→ **Data lines**:
++++++++++

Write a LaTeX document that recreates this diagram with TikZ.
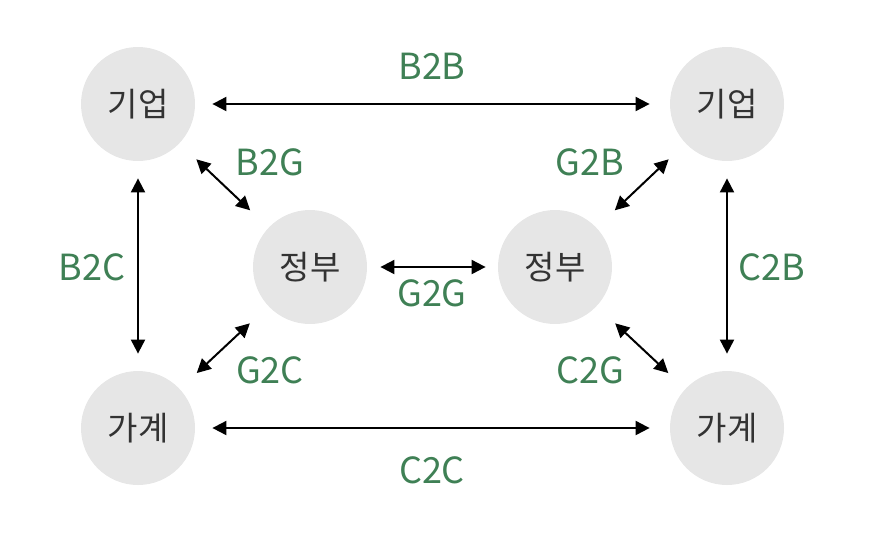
\documentclass[tikz,border=0pt]{standalone}
\usepackage{fontspec}
\setmainfont{Noto Sans CJK KR}
\usetikzlibrary{arrows.meta,positioning}
\definecolor{ringgray}{HTML}{E6E6E6}
\definecolor{tradegreen}{HTML}{3F8055}
\definecolor{inkgray}{HTML}{333333}
\tikzset{
  actor/.style={circle,fill=ringgray,minimum size=57pt,inner sep=0pt,
    text=inkgray,font=\fontsize{16.5}{18}\selectfont},
  flow/.style={{Triangle[length=7pt,width=7pt]}-{Triangle[length=7pt,width=7pt]},
    line width=1pt,black},
  flowname/.style={text=tradegreen,font=\fontsize{18}{20}\selectfont}
}
\begin{document}
\begin{tikzpicture}[x=0.5pt,y=-0.5pt]
\useasboundingbox (0,0) rectangle (871,542);
\node[actor] (bizL) at (138,104) {기업};
\node[actor] (bizR) at (727,104) {기업};
\node[actor] (govL) at (310,267) {정부};
\node[actor] (govR) at (555,267) {정부};
\node[actor] (homeL) at (138,428) {가계};
\node[actor] (homeR) at (727,428) {가계};
% outer arrows
\draw[flow,shorten <=8.5pt,shorten >=10pt] (bizL) -- (bizR);
\draw[flow,shorten <=8.5pt,shorten >=10pt] (homeL) -- (homeR);
\draw[flow,shorten <=8.5pt,shorten >=8.5pt] (bizL) -- (homeL);
\draw[flow,shorten <=8.5pt,shorten >=8.5pt] (bizR) -- (homeR);
% inner arrows
\draw[flow,shorten <=11.5pt,shorten >=12.5pt] (bizL) -- (govL);
\draw[flow,shorten <=11.5pt,shorten >=12.5pt] (homeL) -- (govL);
\draw[flow,shorten <=11.5pt,shorten >=12.5pt] (bizR) -- (govR);
\draw[flow,shorten <=11.5pt,shorten >=12.5pt] (homeR) -- (govR);
\draw[flow,shorten <=6.5pt,shorten >=6pt] (govL) -- (govR);
% labels
\node[flowname] (lbB2B) at (432,66) {B2B};
\node[flowname] (lbC2C) at (432,470) {C2C};
\node[flowname] (lbB2C) at (92,267) {B2C};
\node[flowname] (lbC2B) at (772,267) {C2B};
\node[flowname] (lbB2G) at (270,162) {B2G};
\node[flowname] (lbG2B) at (590,162) {G2B};
\node[flowname] (lbG2C) at (270,370) {G2C};
\node[flowname] (lbC2G) at (590,370) {C2G};
\node[flowname] (lbG2G) at (432,293) {G2G};
\end{tikzpicture}
\end{document}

++++++++++

→ **Required task**: Leave out the pictures and retype every line above exactly.

→ **Reply to the task**:
Write a LaTeX document that recreates this diagram with TikZ.
\documentclass[tikz,border=0pt]{standalone}
\usepackage{fontspec}
\setmainfont{Noto Sans CJK KR}
\usetikzlibrary{arrows.meta,positioning}
\definecolor{ringgray}{HTML}{E6E6E6}
\definecolor{tradegreen}{HTML}{3F8055}
\definecolor{inkgray}{HTML}{333333}
\tikzset{
  actor/.style={circle,fill=ringgray,minimum size=57pt,inner sep=0pt,
    text=inkgray,font=\fontsize{16.5}{18}\selectfont},
  flow/.style={{Triangle[length=7pt,width=7pt]}-{Triangle[length=7pt,width=7pt]},
    line width=1pt,black},
  flowname/.style={text=tradegreen,font=\fontsize{18}{20}\selectfont}
}
\begin{document}
\begin{tikzpicture}[x=0.5pt,y=-0.5pt]
\useasboundingbox (0,0) rectangle (871,542);
\node[actor] (bizL) at (138,104) {기업};
\node[actor] (bizR) at (727,104) {기업};
\node[actor] (govL) at (310,267) {정부};
\node[actor] (govR) at (555,267) {정부};
\node[actor] (homeL) at (138,428) {가계};
\node[actor] (homeR) at (727,428) {가계};
% outer arrows
\draw[flow,shorten <=8.5pt,shorten >=10pt] (bizL) -- (bizR);
\draw[flow,shorten <=8.5pt,shorten >=10pt] (homeL) -- (homeR);
\draw[flow,shorten <=8.5pt,shorten >=8.5pt] (bizL) -- (homeL);
\draw[flow,shorten <=8.5pt,shorten >=8.5pt] (bizR) -- (homeR);
% inner arrows
\draw[flow,shorten <=11.5pt,shorten >=12.5pt] (bizL) -- (govL);
\draw[flow,shorten <=11.5pt,shorten >=12.5pt] (homeL) -- (govL);
\draw[flow,shorten <=11.5pt,shorten >=12.5pt] (bizR) -- (govR);
\draw[flow,shorten <=11.5pt,shorten >=12.5pt] (homeR) -- (govR);
\draw[flow,shorten <=6.5pt,shorten >=6pt] (govL) -- (govR);
% labels
\node[flowname] (lbB2B) at (432,66) {B2B};
\node[flowname] (lbC2C) at (432,470) {C2C};
\node[flowname] (lbB2C) at (92,267) {B2C};
\node[flowname] (lbC2B) at (772,267) {C2B};
\node[flowname] (lbB2G) at (270,162) {B2G};
\node[flowname] (lbG2B) at (590,162) {G2B};
\node[flowname] (lbG2C) at (270,370) {G2C};
\node[flowname] (lbC2G) at (590,370) {C2G};
\node[flowname] (lbG2G) at (432,293) {G2G};
\end{tikzpicture}
\end{document}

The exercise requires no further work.